▶ DATA SEGMENT:

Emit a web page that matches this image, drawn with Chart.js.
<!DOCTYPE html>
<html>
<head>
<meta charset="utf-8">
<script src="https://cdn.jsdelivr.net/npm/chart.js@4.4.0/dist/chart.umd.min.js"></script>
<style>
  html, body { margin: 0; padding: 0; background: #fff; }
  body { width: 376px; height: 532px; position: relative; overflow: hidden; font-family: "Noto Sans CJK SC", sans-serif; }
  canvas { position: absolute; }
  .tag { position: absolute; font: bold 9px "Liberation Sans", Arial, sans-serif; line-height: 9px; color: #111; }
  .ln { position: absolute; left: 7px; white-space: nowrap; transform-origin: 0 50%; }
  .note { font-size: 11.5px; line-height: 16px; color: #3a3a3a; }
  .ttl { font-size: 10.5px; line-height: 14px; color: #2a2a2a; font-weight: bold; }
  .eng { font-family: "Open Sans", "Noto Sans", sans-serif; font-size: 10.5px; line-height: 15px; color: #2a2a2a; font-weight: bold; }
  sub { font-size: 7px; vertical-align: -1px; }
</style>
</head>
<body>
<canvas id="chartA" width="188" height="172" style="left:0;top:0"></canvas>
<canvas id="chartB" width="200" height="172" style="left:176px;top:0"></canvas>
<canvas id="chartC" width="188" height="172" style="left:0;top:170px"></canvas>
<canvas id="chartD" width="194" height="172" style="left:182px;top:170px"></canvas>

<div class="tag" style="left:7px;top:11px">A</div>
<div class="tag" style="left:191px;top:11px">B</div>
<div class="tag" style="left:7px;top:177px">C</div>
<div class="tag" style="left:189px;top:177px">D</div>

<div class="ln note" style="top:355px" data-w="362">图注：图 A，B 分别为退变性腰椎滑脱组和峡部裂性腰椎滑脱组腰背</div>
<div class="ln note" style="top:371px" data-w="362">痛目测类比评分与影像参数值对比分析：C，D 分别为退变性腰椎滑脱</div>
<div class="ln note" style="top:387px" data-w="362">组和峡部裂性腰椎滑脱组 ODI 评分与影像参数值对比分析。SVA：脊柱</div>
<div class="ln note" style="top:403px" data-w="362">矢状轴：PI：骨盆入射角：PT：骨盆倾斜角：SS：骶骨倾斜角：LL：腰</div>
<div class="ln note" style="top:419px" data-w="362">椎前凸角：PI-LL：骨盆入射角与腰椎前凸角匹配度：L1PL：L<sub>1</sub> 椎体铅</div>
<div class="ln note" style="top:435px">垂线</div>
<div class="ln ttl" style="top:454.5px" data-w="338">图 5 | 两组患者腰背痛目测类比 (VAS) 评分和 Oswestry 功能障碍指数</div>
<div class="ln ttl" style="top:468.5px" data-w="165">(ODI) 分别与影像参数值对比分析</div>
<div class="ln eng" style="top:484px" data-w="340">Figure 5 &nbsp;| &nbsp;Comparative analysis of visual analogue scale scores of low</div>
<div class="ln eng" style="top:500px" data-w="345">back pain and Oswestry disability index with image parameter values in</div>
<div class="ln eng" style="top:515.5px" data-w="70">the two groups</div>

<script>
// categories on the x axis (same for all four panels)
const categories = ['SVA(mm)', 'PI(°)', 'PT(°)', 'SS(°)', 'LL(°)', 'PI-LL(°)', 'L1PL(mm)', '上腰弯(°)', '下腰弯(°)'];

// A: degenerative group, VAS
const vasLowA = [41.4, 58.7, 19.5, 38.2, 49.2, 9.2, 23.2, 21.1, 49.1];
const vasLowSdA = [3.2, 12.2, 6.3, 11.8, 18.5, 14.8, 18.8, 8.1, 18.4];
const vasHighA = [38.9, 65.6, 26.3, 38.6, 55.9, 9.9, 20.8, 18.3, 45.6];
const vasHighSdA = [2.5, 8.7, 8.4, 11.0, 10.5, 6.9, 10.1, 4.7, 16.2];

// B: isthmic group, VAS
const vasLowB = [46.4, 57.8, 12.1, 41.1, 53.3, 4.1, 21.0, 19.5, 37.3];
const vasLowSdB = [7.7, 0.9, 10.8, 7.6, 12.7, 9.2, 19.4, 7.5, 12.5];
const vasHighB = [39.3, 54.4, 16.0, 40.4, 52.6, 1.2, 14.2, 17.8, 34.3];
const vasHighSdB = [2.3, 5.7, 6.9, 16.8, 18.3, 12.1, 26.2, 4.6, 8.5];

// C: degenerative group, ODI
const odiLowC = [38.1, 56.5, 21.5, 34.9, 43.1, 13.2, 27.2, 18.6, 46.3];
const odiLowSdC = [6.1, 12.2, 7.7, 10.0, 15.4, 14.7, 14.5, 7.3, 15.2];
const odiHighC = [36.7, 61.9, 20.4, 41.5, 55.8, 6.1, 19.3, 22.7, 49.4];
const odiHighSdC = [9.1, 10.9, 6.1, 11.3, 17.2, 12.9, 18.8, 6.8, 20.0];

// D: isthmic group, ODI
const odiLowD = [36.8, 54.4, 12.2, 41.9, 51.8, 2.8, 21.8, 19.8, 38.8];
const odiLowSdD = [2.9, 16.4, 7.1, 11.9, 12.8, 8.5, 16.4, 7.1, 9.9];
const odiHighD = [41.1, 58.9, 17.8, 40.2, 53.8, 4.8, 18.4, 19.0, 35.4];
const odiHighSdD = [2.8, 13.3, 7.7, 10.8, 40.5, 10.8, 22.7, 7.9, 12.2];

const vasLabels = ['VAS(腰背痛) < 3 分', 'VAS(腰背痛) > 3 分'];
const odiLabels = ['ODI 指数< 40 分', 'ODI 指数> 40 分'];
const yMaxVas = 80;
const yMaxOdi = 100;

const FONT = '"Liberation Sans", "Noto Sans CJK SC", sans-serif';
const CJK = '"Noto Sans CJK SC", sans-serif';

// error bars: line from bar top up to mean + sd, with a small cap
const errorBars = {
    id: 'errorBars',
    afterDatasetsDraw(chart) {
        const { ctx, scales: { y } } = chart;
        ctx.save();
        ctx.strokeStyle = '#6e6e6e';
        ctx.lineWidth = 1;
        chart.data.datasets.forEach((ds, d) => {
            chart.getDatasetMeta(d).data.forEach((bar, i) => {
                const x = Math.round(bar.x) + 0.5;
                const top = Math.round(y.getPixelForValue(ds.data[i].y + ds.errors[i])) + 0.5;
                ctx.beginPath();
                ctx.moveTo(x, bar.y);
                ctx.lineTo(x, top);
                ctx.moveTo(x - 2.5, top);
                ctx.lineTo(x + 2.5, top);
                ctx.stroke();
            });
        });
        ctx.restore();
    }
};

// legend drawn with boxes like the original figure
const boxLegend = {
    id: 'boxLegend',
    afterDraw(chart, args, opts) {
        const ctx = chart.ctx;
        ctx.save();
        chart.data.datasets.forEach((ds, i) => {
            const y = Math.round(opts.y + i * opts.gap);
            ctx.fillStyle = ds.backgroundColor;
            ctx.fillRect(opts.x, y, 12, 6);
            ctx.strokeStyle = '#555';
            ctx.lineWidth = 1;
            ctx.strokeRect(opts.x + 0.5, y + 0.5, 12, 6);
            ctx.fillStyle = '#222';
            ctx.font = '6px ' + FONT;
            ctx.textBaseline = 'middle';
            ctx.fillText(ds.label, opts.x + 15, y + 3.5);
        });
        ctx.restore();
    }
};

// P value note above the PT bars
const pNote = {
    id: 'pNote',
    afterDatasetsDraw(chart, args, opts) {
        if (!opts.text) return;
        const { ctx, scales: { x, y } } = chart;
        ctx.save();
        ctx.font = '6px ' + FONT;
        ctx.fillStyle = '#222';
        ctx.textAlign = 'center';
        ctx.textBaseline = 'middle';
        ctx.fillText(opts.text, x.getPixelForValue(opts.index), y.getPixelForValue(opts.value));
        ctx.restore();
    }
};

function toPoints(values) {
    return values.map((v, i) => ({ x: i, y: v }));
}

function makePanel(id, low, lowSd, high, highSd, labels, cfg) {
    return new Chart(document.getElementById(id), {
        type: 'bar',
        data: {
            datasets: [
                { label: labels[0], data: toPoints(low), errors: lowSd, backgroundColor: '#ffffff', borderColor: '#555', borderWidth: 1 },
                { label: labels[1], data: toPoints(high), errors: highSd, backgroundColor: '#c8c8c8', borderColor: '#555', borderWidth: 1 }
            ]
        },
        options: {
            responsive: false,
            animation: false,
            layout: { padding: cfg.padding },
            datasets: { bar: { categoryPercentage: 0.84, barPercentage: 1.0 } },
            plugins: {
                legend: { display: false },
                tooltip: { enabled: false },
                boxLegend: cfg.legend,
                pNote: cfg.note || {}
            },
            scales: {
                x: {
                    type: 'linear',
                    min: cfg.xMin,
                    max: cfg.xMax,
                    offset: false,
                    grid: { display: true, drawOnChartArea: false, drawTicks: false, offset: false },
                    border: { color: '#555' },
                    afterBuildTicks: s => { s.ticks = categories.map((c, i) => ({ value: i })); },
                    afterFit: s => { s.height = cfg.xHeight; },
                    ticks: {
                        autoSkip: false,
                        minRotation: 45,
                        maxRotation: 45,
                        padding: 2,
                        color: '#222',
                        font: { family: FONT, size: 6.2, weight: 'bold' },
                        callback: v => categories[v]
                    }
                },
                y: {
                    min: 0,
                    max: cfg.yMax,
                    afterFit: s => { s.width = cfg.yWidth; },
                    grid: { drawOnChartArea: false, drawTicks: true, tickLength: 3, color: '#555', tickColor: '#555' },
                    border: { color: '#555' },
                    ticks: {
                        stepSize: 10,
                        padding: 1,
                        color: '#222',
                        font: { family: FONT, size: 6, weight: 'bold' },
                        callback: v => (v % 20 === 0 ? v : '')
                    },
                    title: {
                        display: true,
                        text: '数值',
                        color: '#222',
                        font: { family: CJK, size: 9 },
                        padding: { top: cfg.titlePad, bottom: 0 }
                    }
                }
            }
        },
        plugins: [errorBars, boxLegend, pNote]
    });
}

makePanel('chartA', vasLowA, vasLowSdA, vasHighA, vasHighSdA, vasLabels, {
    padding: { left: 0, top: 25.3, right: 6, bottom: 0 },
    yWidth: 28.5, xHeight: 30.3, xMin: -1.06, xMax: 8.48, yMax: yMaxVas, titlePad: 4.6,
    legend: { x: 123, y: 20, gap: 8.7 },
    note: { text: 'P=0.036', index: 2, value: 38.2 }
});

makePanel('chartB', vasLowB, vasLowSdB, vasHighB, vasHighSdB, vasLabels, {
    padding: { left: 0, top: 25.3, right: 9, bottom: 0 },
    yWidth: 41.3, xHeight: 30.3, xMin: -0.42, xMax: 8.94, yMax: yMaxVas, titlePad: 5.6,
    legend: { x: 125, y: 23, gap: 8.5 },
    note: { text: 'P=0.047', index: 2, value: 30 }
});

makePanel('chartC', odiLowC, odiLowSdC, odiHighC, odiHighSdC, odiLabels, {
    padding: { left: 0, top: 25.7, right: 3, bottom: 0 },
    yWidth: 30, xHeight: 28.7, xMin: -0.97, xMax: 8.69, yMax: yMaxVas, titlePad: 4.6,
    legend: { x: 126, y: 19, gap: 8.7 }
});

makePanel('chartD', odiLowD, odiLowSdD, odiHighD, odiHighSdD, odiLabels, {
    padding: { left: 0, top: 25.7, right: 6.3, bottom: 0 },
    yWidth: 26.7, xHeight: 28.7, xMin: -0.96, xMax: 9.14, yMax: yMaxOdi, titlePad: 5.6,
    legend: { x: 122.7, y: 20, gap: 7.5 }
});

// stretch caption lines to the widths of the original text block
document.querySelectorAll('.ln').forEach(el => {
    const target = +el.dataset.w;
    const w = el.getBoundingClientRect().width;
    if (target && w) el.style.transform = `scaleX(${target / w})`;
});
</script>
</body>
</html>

▶ THE EXERCISE: Select from the material above each line in which the string "with" appears, and list those lines.

▶ REPLY TO THE TASK:
Emit a web page that matches this image, drawn with Chart.js.
<div class="ln eng" style="top:500px" data-w="345">back pain and Oswestry disability index with image parameter values in</div>
// error bars: line from bar top up to mean + sd, with a small cap
// legend drawn with boxes like the original figure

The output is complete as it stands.